**Exercise requirements:** Using the records below, copy exactly the part that opens with the line holding "Generate a LaTeX" and closes with the line holding "(21.0,-12.75) -- (21.0,-13.65);", minus the pictures.
○ ○ ○
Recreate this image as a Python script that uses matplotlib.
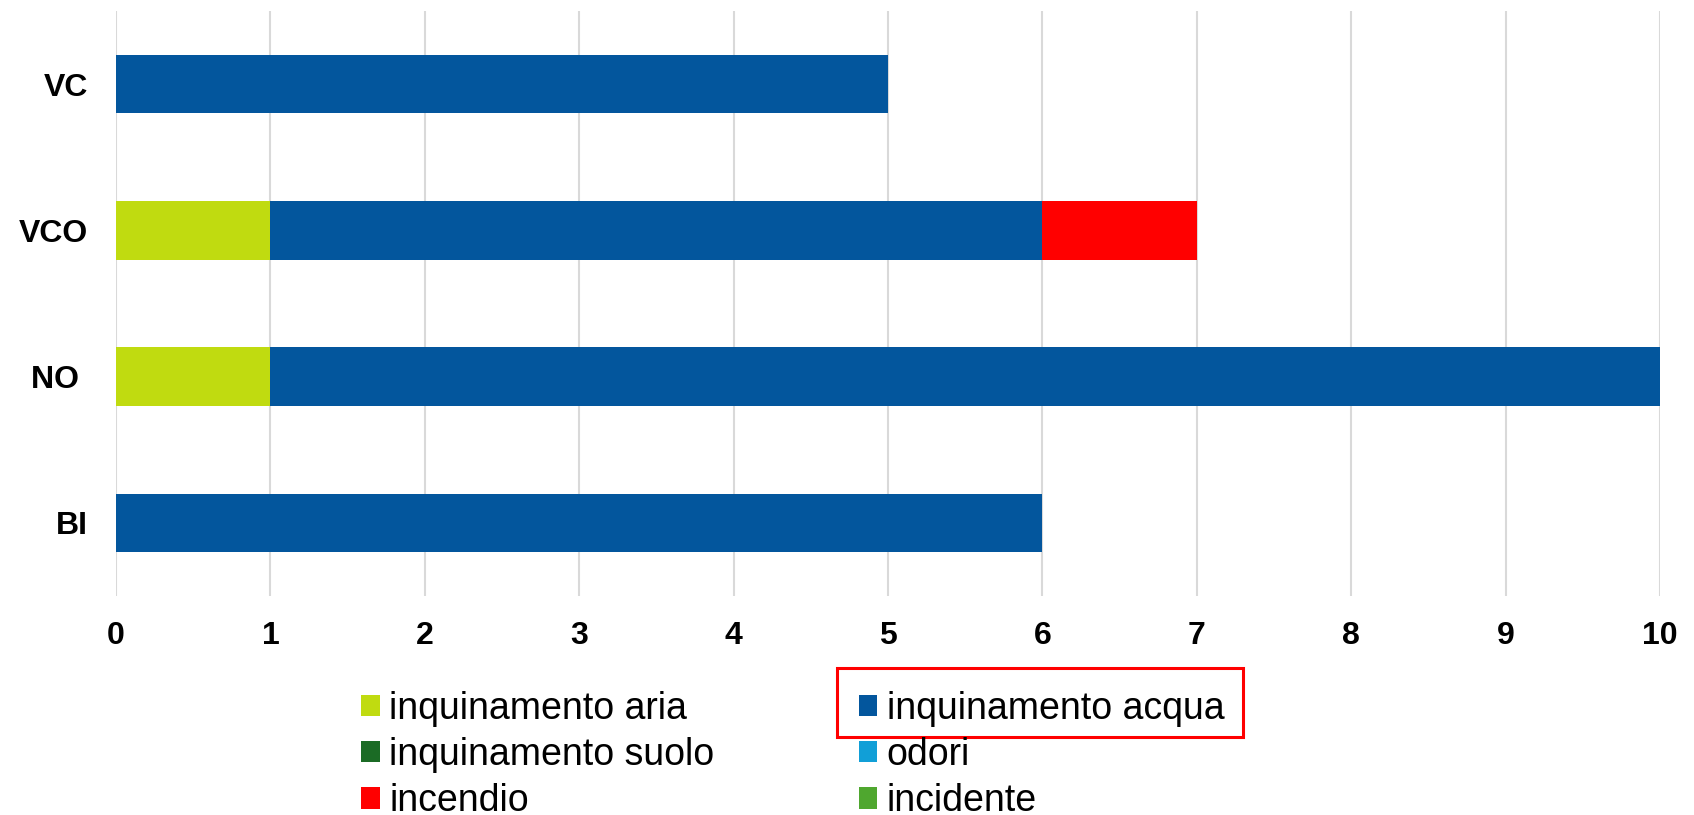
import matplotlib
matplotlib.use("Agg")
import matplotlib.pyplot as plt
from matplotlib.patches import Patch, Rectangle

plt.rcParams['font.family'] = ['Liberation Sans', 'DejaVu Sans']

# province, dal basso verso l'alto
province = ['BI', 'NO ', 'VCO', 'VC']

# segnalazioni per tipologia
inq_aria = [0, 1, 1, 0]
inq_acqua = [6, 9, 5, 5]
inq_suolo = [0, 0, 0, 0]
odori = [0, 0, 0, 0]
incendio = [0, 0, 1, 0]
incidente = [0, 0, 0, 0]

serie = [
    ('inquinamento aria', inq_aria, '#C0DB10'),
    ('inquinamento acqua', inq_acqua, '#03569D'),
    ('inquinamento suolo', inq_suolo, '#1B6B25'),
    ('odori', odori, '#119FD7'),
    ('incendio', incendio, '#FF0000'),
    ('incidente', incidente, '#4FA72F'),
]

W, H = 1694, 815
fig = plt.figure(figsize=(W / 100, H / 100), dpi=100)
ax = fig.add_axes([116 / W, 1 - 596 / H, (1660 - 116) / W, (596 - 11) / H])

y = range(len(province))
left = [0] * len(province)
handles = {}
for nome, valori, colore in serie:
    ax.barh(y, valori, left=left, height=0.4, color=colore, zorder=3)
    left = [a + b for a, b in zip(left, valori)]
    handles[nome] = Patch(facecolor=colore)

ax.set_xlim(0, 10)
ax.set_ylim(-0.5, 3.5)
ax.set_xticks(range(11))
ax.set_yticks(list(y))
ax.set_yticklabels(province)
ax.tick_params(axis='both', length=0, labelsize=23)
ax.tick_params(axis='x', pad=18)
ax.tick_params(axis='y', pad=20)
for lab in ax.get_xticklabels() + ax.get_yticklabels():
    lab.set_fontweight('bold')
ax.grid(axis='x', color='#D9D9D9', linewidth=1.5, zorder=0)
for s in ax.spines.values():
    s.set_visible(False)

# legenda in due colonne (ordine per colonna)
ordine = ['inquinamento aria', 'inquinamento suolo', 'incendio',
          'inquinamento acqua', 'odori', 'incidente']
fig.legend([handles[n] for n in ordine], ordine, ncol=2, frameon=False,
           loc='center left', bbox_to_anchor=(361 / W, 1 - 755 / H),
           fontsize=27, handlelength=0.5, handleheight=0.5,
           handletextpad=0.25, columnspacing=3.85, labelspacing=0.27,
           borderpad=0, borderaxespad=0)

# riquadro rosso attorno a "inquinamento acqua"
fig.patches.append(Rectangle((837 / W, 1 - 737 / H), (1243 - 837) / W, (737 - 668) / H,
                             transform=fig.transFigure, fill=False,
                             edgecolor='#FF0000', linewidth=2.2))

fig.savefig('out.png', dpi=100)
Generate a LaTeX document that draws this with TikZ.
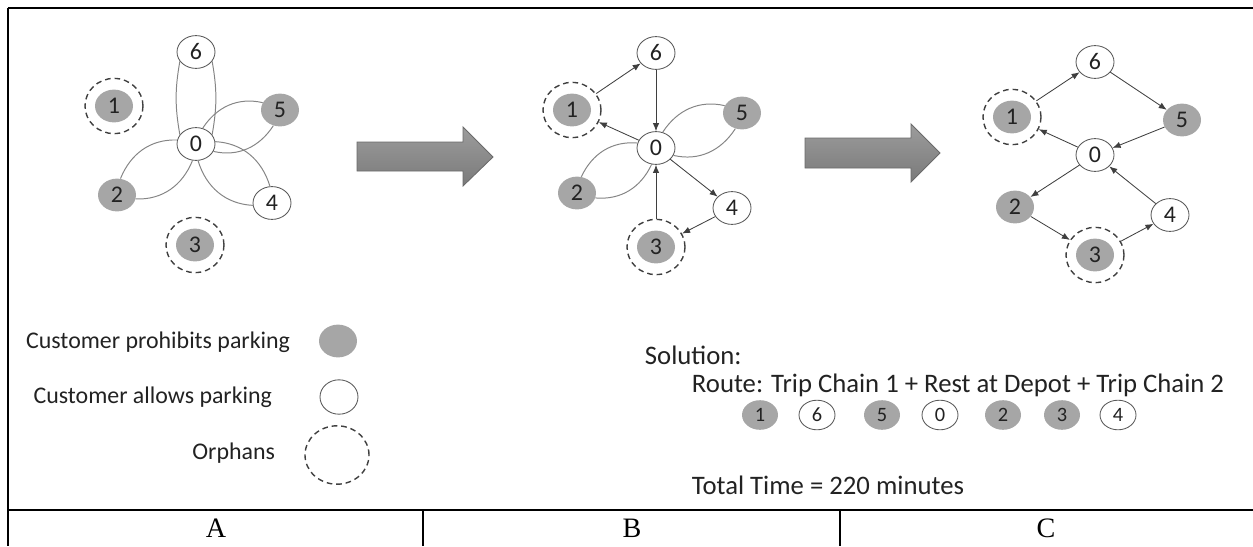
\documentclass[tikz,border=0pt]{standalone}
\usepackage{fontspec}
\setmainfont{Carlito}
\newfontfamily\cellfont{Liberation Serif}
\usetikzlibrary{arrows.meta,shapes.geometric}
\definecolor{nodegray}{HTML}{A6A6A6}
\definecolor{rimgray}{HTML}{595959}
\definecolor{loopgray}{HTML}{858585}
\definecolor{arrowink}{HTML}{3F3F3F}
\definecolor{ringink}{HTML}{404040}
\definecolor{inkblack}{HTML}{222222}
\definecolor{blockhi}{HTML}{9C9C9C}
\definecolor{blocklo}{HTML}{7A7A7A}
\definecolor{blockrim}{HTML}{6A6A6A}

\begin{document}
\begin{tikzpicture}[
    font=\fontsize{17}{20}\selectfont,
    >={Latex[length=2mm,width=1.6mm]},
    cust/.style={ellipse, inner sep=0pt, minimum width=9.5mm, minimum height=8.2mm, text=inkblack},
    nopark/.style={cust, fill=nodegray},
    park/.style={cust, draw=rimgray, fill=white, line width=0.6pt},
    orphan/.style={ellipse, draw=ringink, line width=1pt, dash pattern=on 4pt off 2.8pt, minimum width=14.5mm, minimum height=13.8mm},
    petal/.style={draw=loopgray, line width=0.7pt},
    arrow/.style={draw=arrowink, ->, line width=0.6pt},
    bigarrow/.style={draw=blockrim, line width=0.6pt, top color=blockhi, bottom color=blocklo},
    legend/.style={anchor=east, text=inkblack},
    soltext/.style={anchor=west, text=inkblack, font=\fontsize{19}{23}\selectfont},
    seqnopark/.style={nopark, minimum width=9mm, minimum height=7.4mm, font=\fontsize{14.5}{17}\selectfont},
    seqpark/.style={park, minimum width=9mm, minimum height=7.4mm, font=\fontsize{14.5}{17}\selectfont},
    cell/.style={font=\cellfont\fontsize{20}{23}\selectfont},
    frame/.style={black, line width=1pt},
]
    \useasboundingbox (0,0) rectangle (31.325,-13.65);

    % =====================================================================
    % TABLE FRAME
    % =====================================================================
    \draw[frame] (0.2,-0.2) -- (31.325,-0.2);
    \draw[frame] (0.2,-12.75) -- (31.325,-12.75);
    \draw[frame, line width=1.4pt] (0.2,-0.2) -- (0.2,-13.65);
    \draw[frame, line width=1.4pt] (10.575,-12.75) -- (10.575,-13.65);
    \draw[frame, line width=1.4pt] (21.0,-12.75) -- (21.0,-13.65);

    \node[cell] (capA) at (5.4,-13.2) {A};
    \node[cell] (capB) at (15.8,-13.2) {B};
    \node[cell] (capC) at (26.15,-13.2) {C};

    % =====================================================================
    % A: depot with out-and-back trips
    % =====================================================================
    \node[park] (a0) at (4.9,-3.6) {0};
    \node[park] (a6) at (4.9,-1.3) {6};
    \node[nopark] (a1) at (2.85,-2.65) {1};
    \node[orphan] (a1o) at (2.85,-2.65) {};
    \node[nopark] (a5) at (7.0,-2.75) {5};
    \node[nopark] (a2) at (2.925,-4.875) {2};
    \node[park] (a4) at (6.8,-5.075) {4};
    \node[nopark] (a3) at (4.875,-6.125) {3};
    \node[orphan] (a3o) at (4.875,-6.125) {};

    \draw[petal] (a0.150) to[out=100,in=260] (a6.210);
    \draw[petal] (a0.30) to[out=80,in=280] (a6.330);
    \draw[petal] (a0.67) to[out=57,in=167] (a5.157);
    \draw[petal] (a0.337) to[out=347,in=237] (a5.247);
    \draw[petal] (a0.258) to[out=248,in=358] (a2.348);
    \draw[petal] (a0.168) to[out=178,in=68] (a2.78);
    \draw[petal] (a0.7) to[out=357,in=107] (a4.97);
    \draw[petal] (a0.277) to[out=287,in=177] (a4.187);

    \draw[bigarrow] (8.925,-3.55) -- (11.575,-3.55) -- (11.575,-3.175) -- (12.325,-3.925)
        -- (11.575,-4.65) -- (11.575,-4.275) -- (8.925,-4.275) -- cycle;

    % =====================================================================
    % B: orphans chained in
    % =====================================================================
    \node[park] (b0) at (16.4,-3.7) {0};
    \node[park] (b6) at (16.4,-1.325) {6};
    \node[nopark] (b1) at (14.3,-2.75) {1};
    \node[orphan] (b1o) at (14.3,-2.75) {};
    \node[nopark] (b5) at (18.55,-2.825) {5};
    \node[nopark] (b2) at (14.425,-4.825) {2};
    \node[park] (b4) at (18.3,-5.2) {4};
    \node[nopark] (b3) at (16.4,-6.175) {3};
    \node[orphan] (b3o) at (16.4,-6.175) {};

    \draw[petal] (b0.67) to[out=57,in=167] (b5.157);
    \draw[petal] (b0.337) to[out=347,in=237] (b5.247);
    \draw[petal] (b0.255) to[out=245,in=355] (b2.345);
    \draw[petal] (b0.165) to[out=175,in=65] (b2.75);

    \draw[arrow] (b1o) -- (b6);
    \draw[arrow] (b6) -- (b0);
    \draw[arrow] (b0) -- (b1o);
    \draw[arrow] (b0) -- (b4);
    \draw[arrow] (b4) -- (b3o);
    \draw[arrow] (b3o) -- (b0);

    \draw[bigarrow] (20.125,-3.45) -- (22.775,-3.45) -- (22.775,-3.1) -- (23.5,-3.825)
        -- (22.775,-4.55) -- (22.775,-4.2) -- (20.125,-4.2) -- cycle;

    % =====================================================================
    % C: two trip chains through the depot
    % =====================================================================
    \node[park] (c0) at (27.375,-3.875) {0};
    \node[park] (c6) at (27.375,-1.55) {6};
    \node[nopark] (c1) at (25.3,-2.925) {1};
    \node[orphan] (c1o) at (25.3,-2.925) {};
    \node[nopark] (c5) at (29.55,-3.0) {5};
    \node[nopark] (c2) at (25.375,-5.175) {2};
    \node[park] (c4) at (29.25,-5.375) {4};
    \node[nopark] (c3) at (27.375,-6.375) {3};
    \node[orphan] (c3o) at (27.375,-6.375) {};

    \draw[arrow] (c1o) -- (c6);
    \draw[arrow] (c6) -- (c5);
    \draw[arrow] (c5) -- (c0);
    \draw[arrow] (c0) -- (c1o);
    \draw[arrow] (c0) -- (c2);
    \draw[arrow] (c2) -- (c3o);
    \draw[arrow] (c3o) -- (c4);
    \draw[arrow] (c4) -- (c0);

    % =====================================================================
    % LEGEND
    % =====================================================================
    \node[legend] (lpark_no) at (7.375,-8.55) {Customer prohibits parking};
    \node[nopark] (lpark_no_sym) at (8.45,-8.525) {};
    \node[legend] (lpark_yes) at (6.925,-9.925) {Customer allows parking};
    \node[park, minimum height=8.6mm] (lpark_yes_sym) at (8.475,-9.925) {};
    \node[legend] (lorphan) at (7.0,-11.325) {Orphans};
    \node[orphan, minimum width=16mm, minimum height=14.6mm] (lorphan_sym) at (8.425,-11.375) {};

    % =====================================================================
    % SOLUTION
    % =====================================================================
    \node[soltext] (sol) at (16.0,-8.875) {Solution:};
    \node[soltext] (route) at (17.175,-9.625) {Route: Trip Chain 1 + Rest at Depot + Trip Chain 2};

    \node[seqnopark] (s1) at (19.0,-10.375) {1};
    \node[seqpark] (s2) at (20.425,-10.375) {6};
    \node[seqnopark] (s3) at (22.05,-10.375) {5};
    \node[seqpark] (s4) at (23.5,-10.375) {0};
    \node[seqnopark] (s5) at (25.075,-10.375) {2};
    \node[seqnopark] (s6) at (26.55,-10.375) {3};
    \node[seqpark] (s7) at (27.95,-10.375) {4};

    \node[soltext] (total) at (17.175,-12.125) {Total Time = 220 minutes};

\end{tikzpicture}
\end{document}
○ ○ ○
**Correct result:**
Generate a LaTeX document that draws this with TikZ.
\documentclass[tikz,border=0pt]{standalone}
\usepackage{fontspec}
\setmainfont{Carlito}
\newfontfamily\cellfont{Liberation Serif}
\usetikzlibrary{arrows.meta,shapes.geometric}
\definecolor{nodegray}{HTML}{A6A6A6}
\definecolor{rimgray}{HTML}{595959}
\definecolor{loopgray}{HTML}{858585}
\definecolor{arrowink}{HTML}{3F3F3F}
\definecolor{ringink}{HTML}{404040}
\definecolor{inkblack}{HTML}{222222}
\definecolor{blockhi}{HTML}{9C9C9C}
\definecolor{blocklo}{HTML}{7A7A7A}
\definecolor{blockrim}{HTML}{6A6A6A}

\begin{document}
\begin{tikzpicture}[
    font=\fontsize{17}{20}\selectfont,
    >={Latex[length=2mm,width=1.6mm]},
    cust/.style={ellipse, inner sep=0pt, minimum width=9.5mm, minimum height=8.2mm, text=inkblack},
    nopark/.style={cust, fill=nodegray},
    park/.style={cust, draw=rimgray, fill=white, line width=0.6pt},
    orphan/.style={ellipse, draw=ringink, line width=1pt, dash pattern=on 4pt off 2.8pt, minimum width=14.5mm, minimum height=13.8mm},
    petal/.style={draw=loopgray, line width=0.7pt},
    arrow/.style={draw=arrowink, ->, line width=0.6pt},
    bigarrow/.style={draw=blockrim, line width=0.6pt, top color=blockhi, bottom color=blocklo},
    legend/.style={anchor=east, text=inkblack},
    soltext/.style={anchor=west, text=inkblack, font=\fontsize{19}{23}\selectfont},
    seqnopark/.style={nopark, minimum width=9mm, minimum height=7.4mm, font=\fontsize{14.5}{17}\selectfont},
    seqpark/.style={park, minimum width=9mm, minimum height=7.4mm, font=\fontsize{14.5}{17}\selectfont},
    cell/.style={font=\cellfont\fontsize{20}{23}\selectfont},
    frame/.style={black, line width=1pt},
]
    \useasboundingbox (0,0) rectangle (31.325,-13.65);

    % =====================================================================
    % TABLE FRAME
    % =====================================================================
    \draw[frame] (0.2,-0.2) -- (31.325,-0.2);
    \draw[frame] (0.2,-12.75) -- (31.325,-12.75);
    \draw[frame, line width=1.4pt] (0.2,-0.2) -- (0.2,-13.65);
    \draw[frame, line width=1.4pt] (10.575,-12.75) -- (10.575,-13.65);
    \draw[frame, line width=1.4pt] (21.0,-12.75) -- (21.0,-13.65);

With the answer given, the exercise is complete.